Trains For America

More choices for better transportation

Micro-managing Amtrak

Amtrak management has a reputation for ineptitude and inefficiency. We owe a debt to a man named Norman Wilson on the “All Aboard” Yahoo list. Wilson copied and reformated the legislation that will fund Amtrak.

It is a monument to meddling. Yes, Amtrak should be held financially accountable. Yes, Amtrak runs on taxpayer money. Furthermore, whether Amtrak is a transportation company or a social service agency is still unanswered, and never will be so long as this smothering oversight continues.
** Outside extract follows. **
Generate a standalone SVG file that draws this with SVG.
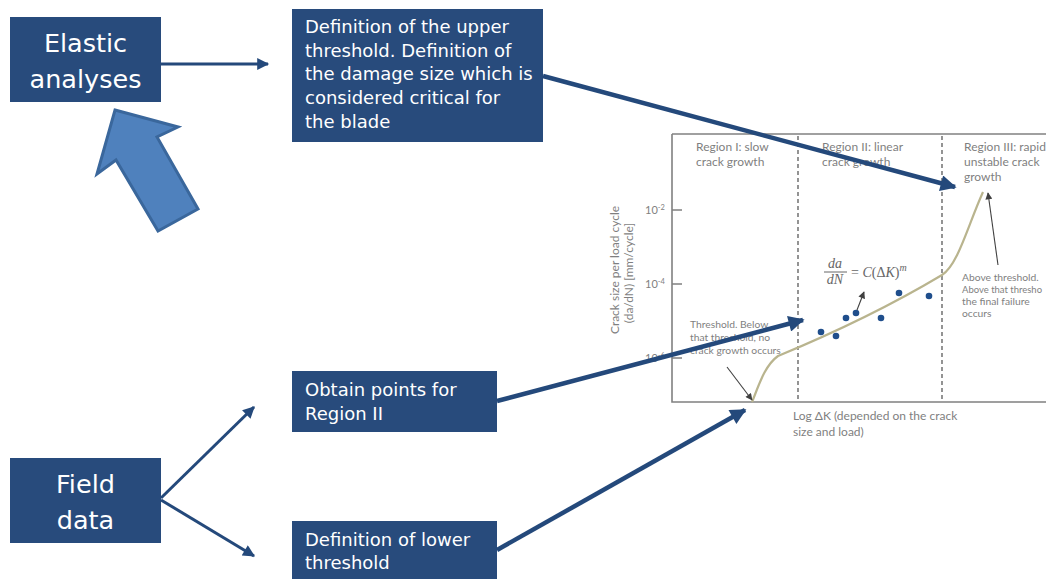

If Amtrak is to be a transportation company in any sense of the word, and I think it is to some degree, it must be able to make some business-oriented decisions – even as regards sleeping cars and diners. The National Rail Passenger Corporation also needs to be released from the Republican sabagage that keeps it from expanding the route system. This prohibits acquiring necessary equipment for long distance trains.

You do realize, don’t you, that it’s all Johnny Cash’s fault? He let the big secret slip out in “Folsom Prison Blues.” Remember? “I bet there’s rich folks eating in a fancy dining car. They’re probably drinkin’ whiskey and smoking big cigars.”

And now, without further to-do, H.R. 3074, the Transportation, Housing and Urban Development, and Related Agencies Appropriations Act, 2008.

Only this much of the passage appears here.